Rotational and pulsational variability in the TESS light curve of HD27463

TL;DR

This study analyzes TESS data of HD27463 revealing it exhibits both rotational modulation due to surface spots and high-frequency δ Scuti pulsations, providing insights into its stellar parameters and internal structure.

Contribution

First detailed analysis combining TESS photometry and spectroscopic data to characterize both rotational and pulsational variability in HD27463.

Findings

HD27463 has a rotation period of approximately 2.83 days.

Detected δ Scuti pulsations indicating stellar oscillations.
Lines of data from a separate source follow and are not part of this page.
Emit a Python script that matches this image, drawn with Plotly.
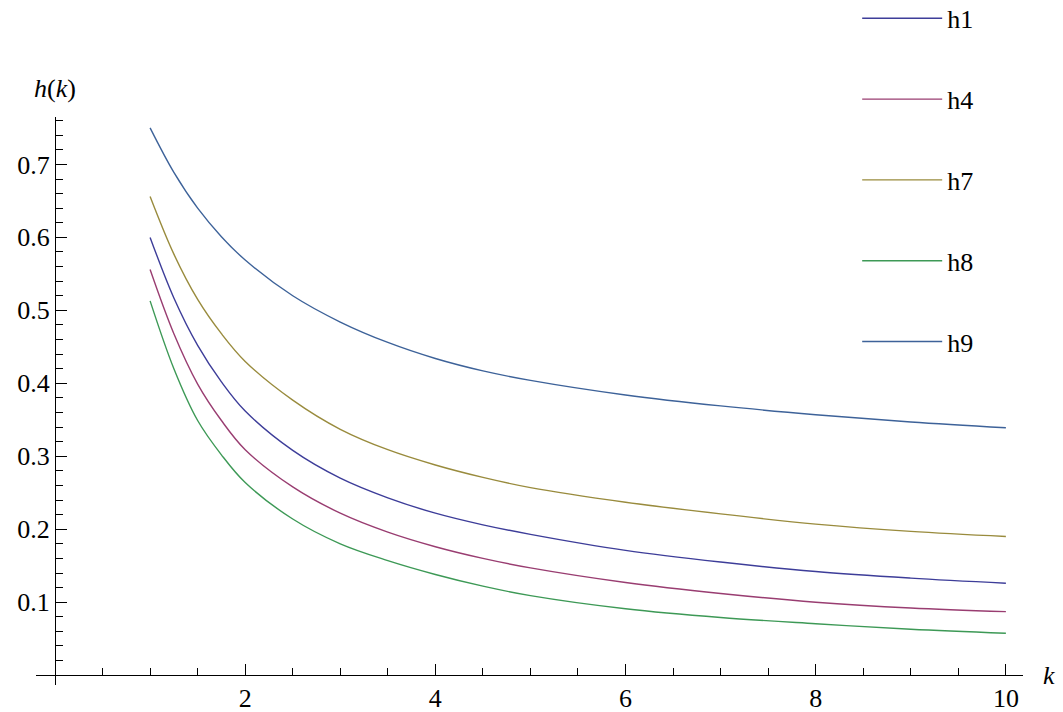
import plotly.graph_objects as go

# Sample points of each h-curve over k
k = [1, 1.25, 1.5, 1.75, 2, 2.5, 3, 3.5, 4, 4.5, 5, 6, 7, 8, 9, 10]
h1 = [0.600, 0.517, 0.452, 0.402, 0.362, 0.308, 0.270, 0.243, 0.222, 0.206, 0.193, 0.171, 0.155, 0.142, 0.133, 0.126]
h4 = [0.556, 0.468, 0.399, 0.349, 0.309, 0.258, 0.222, 0.196, 0.176, 0.160, 0.147, 0.127, 0.112, 0.100, 0.092, 0.087]
h7 = [0.656, 0.577, 0.515, 0.468, 0.430, 0.377, 0.337, 0.309, 0.288, 0.271, 0.257, 0.237, 0.221, 0.207, 0.197, 0.190]
h8 = [0.513, 0.420, 0.349, 0.302, 0.264, 0.214, 0.180, 0.157, 0.138, 0.122, 0.109, 0.091, 0.079, 0.0705, 0.063, 0.0575]
h9 = [0.750, 0.689, 0.640, 0.601, 0.569, 0.520, 0.484, 0.456, 0.434, 0.417, 0.404, 0.384, 0.369, 0.357, 0.347, 0.339]

names = ["h1", "h4", "h7", "h8", "h9"]
series = [h1, h4, h7, h8, h9]
colors = ["#3d3d99", "#993d71", "#998b3d", "#3d9956", "#3d6299"]

x_range = [-0.2, 10.18]
y_range = [-0.0135, 0.765]

FONT = "Liberation Serif"

fig = go.Figure()
for name, ys, col in zip(names, series, colors):
    fig.add_trace(go.Scatter(
        x=k, y=ys, name=name, mode="lines", legendgroup=name,
        line=dict(color=col, width=1.4, shape="spline", smoothing=1.0),
    ))

# axes cross at the origin
x_pos = (0 - y_range[0]) / (y_range[1] - y_range[0])
y_pos = (0 - x_range[0]) / (x_range[1] - x_range[0])

fig.update_layout(
    width=1063, height=712,
    margin=dict(l=36, r=40, t=117, b=27, autoexpand=False),
    paper_bgcolor="white", plot_bgcolor="white",
    font=dict(family=FONT, size=26, color="black"),
    showlegend=True,
    legend=dict(
        x=0.832, y=1.215, xanchor="left", yanchor="top",
        bgcolor="rgba(0,0,0,0)", tracegroupgap=44, itemwidth=80,
        maxheight=700,
        font=dict(family=FONT, size=26, color="black"),
    ),
    xaxis=dict(
        range=x_range, anchor="free", position=x_pos,
        showline=True, linecolor="black", linewidth=1,
        showgrid=False, zeroline=False,
        tickmode="array", tickvals=[2, 4, 6, 8, 10],
        ticks="inside", ticklen=11, tickcolor="black", tickwidth=1,
        tickfont=dict(family=FONT, size=26, color="black"),
        minor=dict(tickmode="linear", tick0=0, dtick=0.5, ticks="inside",
                   ticklen=7, tickcolor="black", tickwidth=1, showgrid=False),
    ),
    yaxis=dict(
        range=y_range, anchor="free", position=y_pos,
        showline=True, linecolor="black", linewidth=1,
        showgrid=False, zeroline=False,
        tickmode="array", tickvals=[0.1, 0.2, 0.3, 0.4, 0.5, 0.6, 0.7],
        ticktext=["0.1", "0.2", "0.3", "0.4", "0.5", "0.6", "0.7"],
        ticks="inside", ticklen=11, tickcolor="black", tickwidth=1,
        tickfont=dict(family=FONT, size=26, color="black"),
        minor=dict(tickmode="linear", tick0=0, dtick=0.02, ticks="inside",
                   ticklen=7, tickcolor="black", tickwidth=1, showgrid=False),
    ),
    annotations=[
        dict(text="<i>h</i>(<i>k</i>)", xref="paper", yref="paper",
             x=-0.004, y=1.051, xanchor="left", yanchor="middle",
             showarrow=False, font=dict(family=FONT, size=26, color="black")),
        dict(text="<i>k</i>", xref="paper", yref="paper",
             x=1.018, y=x_pos, xanchor="left", yanchor="middle",
             showarrow=False, font=dict(family=FONT, size=26, color="black")),
    ],
)

fig.write_html("out.html")
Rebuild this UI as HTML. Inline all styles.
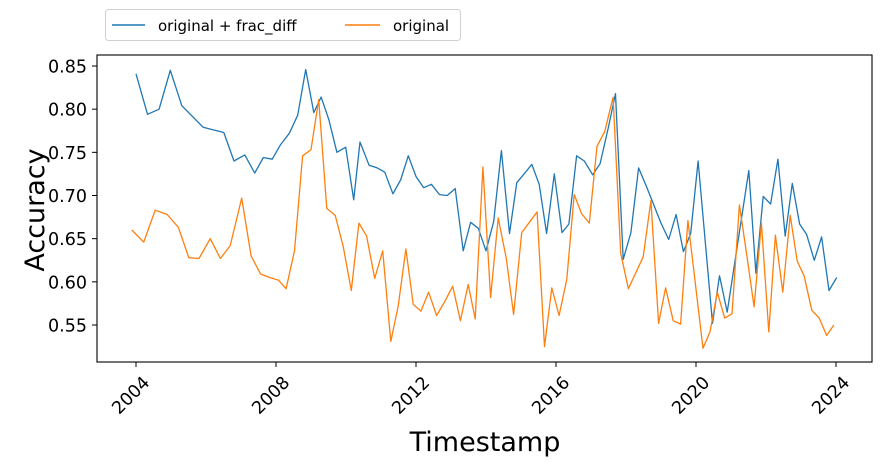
<!DOCTYPE html>
<html><head><meta charset="utf-8"><style>
html,body{margin:0;padding:0;background:#fff;}
svg{display:block;font-family:"DejaVu Sans","Liberation Sans",sans-serif;}
</style></head><body>
<svg id="chart" width="881" height="465" viewBox="0 0 881 465">
<rect width="881" height="465" fill="#fff"/>
<g id="grid"></g>
<g id="series"></g>
<rect x="97" y="55" width="775" height="307" fill="none" stroke="#000" stroke-width="1.1"/>
<g id="axes"></g>
<text x="485" y="451" font-size="27" text-anchor="middle" fill="#000">Timestamp</text>
<text transform="translate(44,210) rotate(-90)" font-size="27" text-anchor="middle" fill="#000">Accuracy</text>
<g>
<rect x="105.5" y="9.5" width="355" height="31" rx="3" fill="#fff" stroke="#d0d0d0"/>
<g>
<line x1="112" y1="25" x2="145" y2="25" stroke="#1f77b4" stroke-width="1.5"/>
<text x="158" y="31" font-size="15" fill="#000">original + frac_diff</text>
</g>
<g>
<line x1="345" y1="25" x2="380" y2="25" stroke="#ff7f0e" stroke-width="1.5"/>
<text x="393" y="31" font-size="15" fill="#000">original</text>
</g>
</g>
</svg>
<script>
const blueYearsOffset = [0,0.33,0.66,0.98,1.31,1.92,2.21,2.51,2.80,3.11,3.39,3.64,3.89,4.13,4.38,4.62,4.85,5.08,5.29,5.51,5.74,5.99,6.22,6.40,6.66,6.89,7.11,7.34,7.56,7.78,8.00,8.22,8.44,8.67,8.89,9.12,9.35,9.56,9.78,10.00,10.22,10.44,10.67,10.88,11.09,11.31,11.52,11.73,11.95,12.17,12.37,12.59,12.81,13.05,13.26,13.49,13.70,13.92,14.14,14.36,14.59,15.00,15.22,15.43,15.64,15.85,16.06,16.47,16.67,16.89,17.51,17.71,17.92,18.13,18.34,18.55,18.75,18.96,19.16,19.38,19.59,19.80,20.02];
const blueValues = [0.841,0.794,0.800,0.845,0.804,0.779,0.776,0.773,0.740,0.747,0.726,0.744,0.742,0.759,0.772,0.793,0.846,0.796,0.814,0.788,0.750,0.756,0.695,0.762,0.735,0.732,0.727,0.702,0.718,0.746,0.722,0.709,0.713,0.701,0.700,0.708,0.636,0.669,0.662,0.636,0.670,0.752,0.656,0.715,0.725,0.736,0.713,0.656,0.725,0.657,0.667,0.746,0.740,0.724,0.737,0.778,0.818,0.626,0.657,0.732,0.710,0.668,0.649,0.678,0.635,0.656,0.740,0.552,0.607,0.565,0.729,0.610,0.699,0.690,0.742,0.653,0.714,0.667,0.655,0.625,0.652,0.590,0.605];
const orangeYearsOffset = [-0.12,0.22,0.55,0.89,1.21,1.51,1.80,2.12,2.41,2.69,3.02,3.29,3.56,3.82,4.07,4.29,4.53,4.76,5.00,5.22,5.45,5.69,5.92,6.15,6.37,6.59,6.82,7.05,7.28,7.49,7.71,7.92,8.14,8.36,8.59,8.82,9.05,9.27,9.49,9.69,9.91,10.13,10.35,10.58,10.79,11.02,11.24,11.46,11.67,11.88,12.09,12.31,12.52,12.73,12.95,13.17,13.39,13.63,13.85,14.07,14.49,14.71,14.93,15.13,15.35,15.56,15.77,16.20,16.40,16.61,16.82,17.03,17.24,17.45,17.66,17.87,18.08,18.27,18.48,18.69,18.89,19.09,19.31,19.52,19.73,19.94];
const orangeValues = [0.660,0.646,0.683,0.678,0.663,0.628,0.627,0.650,0.627,0.642,0.697,0.630,0.609,0.605,0.602,0.592,0.636,0.746,0.753,0.811,0.685,0.677,0.641,0.590,0.668,0.653,0.604,0.636,0.531,0.572,0.638,0.574,0.566,0.588,0.561,0.577,0.595,0.555,0.597,0.557,0.733,0.582,0.674,0.627,0.562,0.657,0.669,0.681,0.525,0.593,0.561,0.603,0.701,0.679,0.668,0.757,0.774,0.814,0.633,0.592,0.629,0.694,0.552,0.593,0.555,0.551,0.671,0.523,0.542,0.588,0.558,0.563,0.689,0.631,0.571,0.668,0.542,0.654,0.588,0.677,0.624,0.607,0.567,0.558,0.538,0.550];
const xTickYears = [2004,2008,2012,2016,2020,2024];
const yTickValues = [0.55,0.60,0.65,0.70,0.75,0.80,0.85];

const NS = "http://www.w3.org/2000/svg";
const baseYear = 2004;
function xScale(year){ return 136 + (year - 2004) * 35; }
function yScale(v){ return 325 - (v - 0.55) / 0.30 * 259; }
const axes = document.getElementById('axes');
const series = document.getElementById('series');

xTickYears.forEach(y => {
  const x = xScale(y);
  const t = document.createElementNS(NS,'line');
  t.setAttribute('x1',x); t.setAttribute('x2',x); t.setAttribute('y1',362); t.setAttribute('y2',367);
  t.setAttribute('stroke','#000');
  
  
  axes.appendChild(t);
  const l = document.createElementNS(NS,'text');
  l.setAttribute('transform',`translate(${x+6},${375}) rotate(-45)`);
  l.setAttribute('text-anchor','end');
  l.setAttribute('font-size','17.5');
  l.setAttribute('dy','0.7em');
  l.textContent = y;
  
  
  axes.appendChild(l);
});
yTickValues.forEach(v => {
  const y = yScale(v);
  const t = document.createElementNS(NS,'line');
  t.setAttribute('x1',92); t.setAttribute('x2',97); t.setAttribute('y1',y); t.setAttribute('y2',y);
  t.setAttribute('stroke','#000');
  
  
  axes.appendChild(t);
  const l = document.createElementNS(NS,'text');
  l.setAttribute('x',87); l.setAttribute('y',y+6.5);
  l.setAttribute('text-anchor','end');
  l.setAttribute('font-size','17.5');
  l.textContent = v.toFixed(2);
  
  
  axes.appendChild(l);
});
function drawLine(offsets, values, color, name){
  const pts = offsets.map((o,i) => xScale(baseYear + o).toFixed(1) + ',' + yScale(values[i]).toFixed(1)).join(' ');
  const p = document.createElementNS(NS,'polyline');
  p.setAttribute('points', pts);
  p.setAttribute('fill','none');
  p.setAttribute('stroke', color);
  p.setAttribute('stroke-width','1.3');
  p.setAttribute('stroke-linejoin','round');
  
  
  series.appendChild(p);
}
drawLine(blueYearsOffset, blueValues, '#1f77b4', 'frac-diff-line');
drawLine(orangeYearsOffset, orangeValues, '#ff7f0e', 'original-line');
</script>
</body></html>
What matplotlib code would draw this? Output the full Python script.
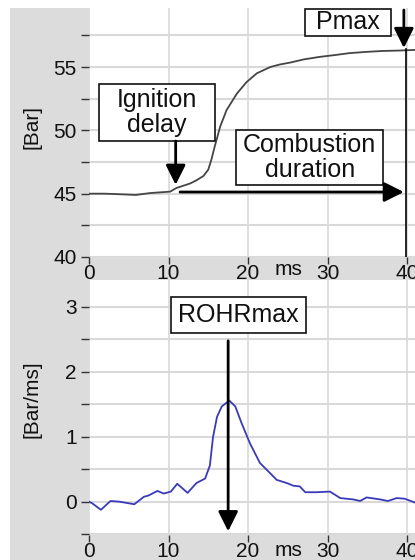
import matplotlib
matplotlib.use("Agg")
import matplotlib.pyplot as plt
from matplotlib.patches import Rectangle

plt.rcParams['font.family'] = ['Liberation Sans', 'DejaVu Sans']

# ---- data ----
p_time = [0, 2, 4, 5.9, 7.7, 10.2, 11, 12.7, 13.5, 14.4, 15.0, 15.4, 15.8, 16.5, 17.3,
          18.6, 19.8, 21.1, 22.8, 24.0, 25.3, 27, 29, 31, 32.8, 35, 37, 39, 41]
p_bar = [45.0, 45.0, 44.95, 44.9, 45.05, 45.16, 45.45, 45.8, 46.05, 46.4, 46.9,
         47.7, 48.7, 50.3, 51.6, 52.9, 53.8, 54.5, 55.0, 55.2, 55.35, 55.6, 55.8,
         55.95, 56.1, 56.2, 56.27, 56.3, 56.35]

r_time = [0, 0.4, 1.5, 2.7, 3.8, 5.7, 6.9, 7.5, 8.6, 9.4, 10.3, 11.1, 12.4, 13.5,
          13.8, 14.6, 15.2, 15.6, 16.1, 16.7, 17.65, 18.4, 19.2, 20.25, 21.5,
          22.8, 23.6, 24.9, 25.7, 26.5, 27.2, 28.6, 30.3, 31.6, 33.2, 34.1,
          34.9, 36.6, 37.6, 38.7, 39.7, 40.8, 41]
r_val = [0.005, -0.02, -0.12, 0.015, 0.005, -0.035, 0.08, 0.1, 0.17, 0.13, 0.16,
         0.28, 0.14, 0.29, 0.31, 0.36, 0.56, 1.0, 1.31, 1.47, 1.56, 1.47, 1.21,
         0.9, 0.6, 0.44, 0.34, 0.29, 0.25, 0.24, 0.15, 0.15, 0.16, 0.06, 0.04,
         0.015, 0.07, 0.04, 0.015, 0.06, 0.05, 0.0, -0.01]

x_ticks = [0, 10, 20, 30, 40]
top_major = [40, 45, 50, 55]
top_minor = [42.5, 47.5, 52.5, 57.5]
bot_major = [0, 1, 2, 3]
bot_minor = [-0.5, 0.5, 1.5, 2.5]

W, H = 415, 560
fig = plt.figure(figsize=(W / 100, H / 100), dpi=100, facecolor='white')
GRAY = '#dcdcdc'
TXT = '#111111'
fig.patches.append(Rectangle((10 / W, 0), 1, (H - 8) / H, transform=fig.transFigure,
                             facecolor=GRAY, edgecolor='none', zorder=-10))


def fx(px):
    return px / W


def fy(py):
    return 1 - py / H


ax1 = fig.add_axes([fx(89), fy(257), 1 - fx(89), fy(8) - fy(257)])
ax2 = fig.add_axes([fx(89), fy(535), 1 - fx(89), fy(280) - fy(535)])

for ax in (ax1, ax2):
    ax.set_facecolor('white')
    for s in ax.spines.values():
        s.set_visible(False)
    ax.set_xlim(0, 41)
    ax.set_xticks(x_ticks)
    ax.set_xticklabels([str(t) for t in x_ticks])
    ax.tick_params(axis='x', length=5, width=1, color='#333333', pad=0,
                   labelsize=15, labelcolor=TXT)
    ax.tick_params(axis='y', which='both', length=6, width=1, color='#333333',
                   pad=3, labelsize=15, labelcolor=TXT)
    ax.grid(True, which='both', axis='y', color='#d9d9d9', lw=1.5, zorder=0)
    ax.grid(True, which='major', axis='x', color='#d9d9d9', lw=1.2, zorder=0)
    ax.set_axisbelow(True)

ax1.set_ylim(40, 59.66)
ax1.set_yticks(top_major)
ax1.set_yticks(top_minor, minor=True)
ax1.plot(p_time, p_bar, color='#454545', lw=1.3, zorder=3)

ax2.set_ylim(-0.508, 3.415)
ax2.set_yticks(bot_major)
ax2.set_yticks(bot_minor, minor=True)
ax2.plot(r_time, r_val, color='#3a3ab8', lw=1.3, zorder=3)

fig.text(fx(289), fy(269), 'ms', ha='center', va='center', fontsize=15, color=TXT)
fig.text(fx(289), fy(550), 'ms', ha='center', va='center', fontsize=15, color=TXT)
fig.text(fx(32), fy(127), '[Bar]', rotation=90, ha='center', va='center', fontsize=15,
         color=TXT)
fig.text(fx(32), fy(399), '[Bar/ms]', rotation=90, ha='center', va='center', fontsize=15,
         color=TXT)


def box(ax, x0, x1, y0, y1, text):
    ax.add_patch(Rectangle((x0, y0), x1 - x0, y1 - y0, facecolor='white',
                           edgecolor='#111111', lw=1.2, zorder=5, clip_on=False))
    ax.text((x0 + x1) / 2, (y0 + y1) / 2, text, ha='center', va='center',
            fontsize=18, color=TXT, zorder=6, linespacing=1.1)


def arrow(ax, xy_from, xy_to):
    ax.annotate('', xy=xy_to, xytext=xy_from, zorder=7, annotation_clip=False,
                arrowprops=dict(arrowstyle='-|>,head_length=0.6,head_width=0.3',
                                mutation_scale=20, lw=2, color='black',
                                shrinkA=0, shrinkB=0))


box(ax1, 1.26, 15.85, 49.16, 53.66, 'Ignition\ndelay')
arrow(ax1, (10.9, 49.16), (10.9, 45.7))
box(ax1, 27.2, 38.0, 57.45, 59.6, 'Pmax')
arrow(ax1, (39.6, 59.5), (39.6, 56.5))
ax1.plot([39.85, 39.85], [56.4, 40], color='black', lw=1.2, zorder=4)
box(ax1, 18.5, 37.0, 45.68, 50.03, 'Combustion\nduration')
arrow(ax1, (11.45, 45.13), (39.6, 45.13))

box(ax2, 10.3, 27.3, 2.6, 3.15, 'ROHRmax')
arrow(ax2, (17.5, 2.48), (17.5, -0.45))

fig.savefig('out.png', dpi=100, facecolor='white')
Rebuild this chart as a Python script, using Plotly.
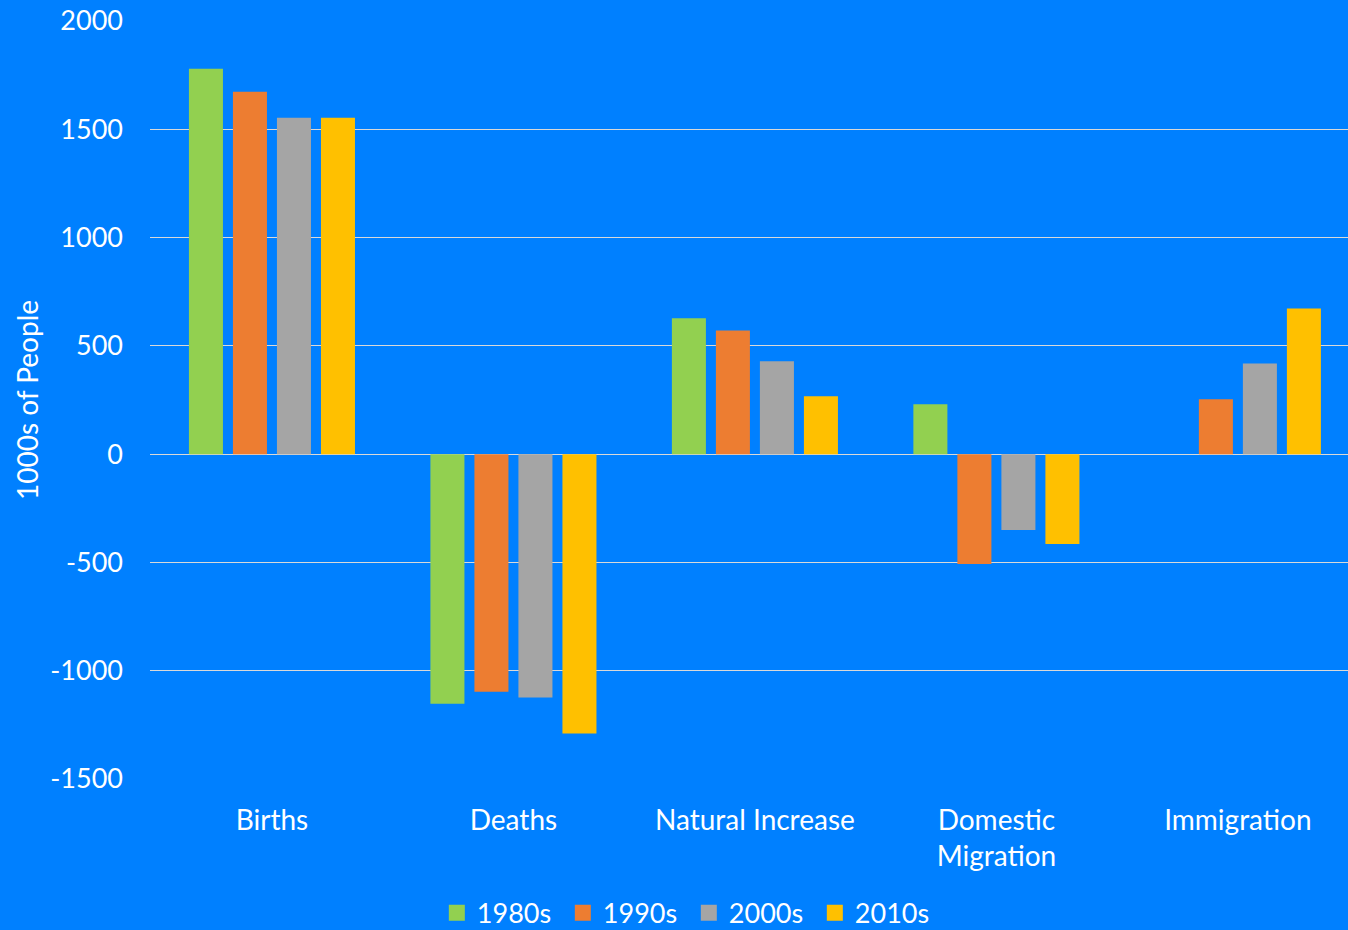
import plotly.graph_objects as go

categories = ["Births", "Deaths", "Natural Increase", "Domestic<br>Migration", "Immigration"]
series_names = ["1980s", "1990s", "2000s", "2010s"]
values_1980s = [1779, -1152, 627, 230, None]
values_1990s = [1673, -1097, 571, -507, 253]
values_2000s = [1553, -1124, 429, -350, 419]
values_2010s = [1553, -1290, 267, -415, 673]
colors = ["#92D050", "#ED7D31", "#A5A5A5", "#FFC000"]
y_ticks = [-1500, -1000, -500, 0, 500, 1000, 1500, 2000]
y_tick_labels = ["-1500", "-1000", "-500", "0", "500", "1000", "1500", "2000"]

bg = "#0080FF"
font = "Lato, Open Sans, sans-serif"

fig = go.Figure()
for name, vals, col in zip(series_names, [values_1980s, values_1990s, values_2000s, values_2010s], colors):
    fig.add_trace(go.Bar(x=categories, y=vals, name=name, marker_color=col,
                         marker_line_width=0, showlegend=False))
    # square legend swatch
    fig.add_trace(go.Scatter(x=[None], y=[None], mode="markers", name=name,
                             marker=dict(symbol="square", size=17, color=col)))

fig.update_layout(
    width=1348, height=930,
    paper_bgcolor=bg, plot_bgcolor=bg,
    font=dict(family=font, size=27, color="white"),
    margin=dict(l=150, r=0, t=21, b=151, autoexpand=False),
    barmode="group", bargap=0.271, bargroupgap=0.227,
    showlegend=True,
    legend=dict(orientation="h", xref="container", x=0.511, xanchor="center",
                yref="container", y=0.018, yanchor="middle",
                font=dict(size=27), itemwidth=30, traceorder="normal",
                entrywidth=81, entrywidthmode="pixels"),
)
fig.update_yaxes(range=[-1500, 2000], tickvals=y_ticks, ticktext=y_tick_labels,
                 showgrid=True, gridcolor="#D9D9D9", gridwidth=1,
                 zeroline=True, zerolinecolor="#D9D9D9", zerolinewidth=1,
                 title=dict(text="1000s of People", font=dict(size=28), standoff=3),
                 ticklabelstandoff=26)
fig.update_xaxes(range=[-0.505, 4.456], showgrid=False, showline=False,
                 ticklabelstandoff=22, tickangle=0, tickfont=dict(size=28))

fig.write_html("out.html", config={"displayModeBar": False},
               post_script="document.body.style.margin='0';")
Derived stellar parameters consistent with catalog data and pulsation models.

Abstract

The new photometric data on pulsating Ap star HD~27463 obtained recently with the Transiting Exoplanet Survey Satellite (\textit{TESS}) are analysed to search for variability. Our analysis shows that HD~27463 exhibits two types of photometric variability. The low frequency variability with the period $P$ =~2.834274 $\pm$ 0.000008 d can be explained in terms of axial stellar rotation assuming the oblique magnetic rotator model and presence of surface abundance/brightness spots, while the detected high-frequency variations are characteristics of $\delta$~Scuti pulsations. From the analysis of Balmer line profiles visible in two FEROS spectra of HD~27463 we have derived its effective temperature and surface gravity, finding values that are close to those published for this star in the \textit{TESS} Input Catalogue (TIC). Knowing the rotation period and the v$\sin{i}$ value estimated from the fitting of Balmer line profiles we found that the rotational axis is inclined to the line of sight with an angle of $i=33\pm8\deg$. Our best-fitting model of the observed pulsation modes results in an overshoot parameter value $f_{ov} = 0.014$ and values of global stellar parameters that are in good agreement with the data reported in the TIC and with the data derived from fitting Balmer line profiles. This model indicates an age of 5.0 $\pm$~0.4 $\times 10^8$~yrs, which corresponds to a core hydrogen fraction of 0.33.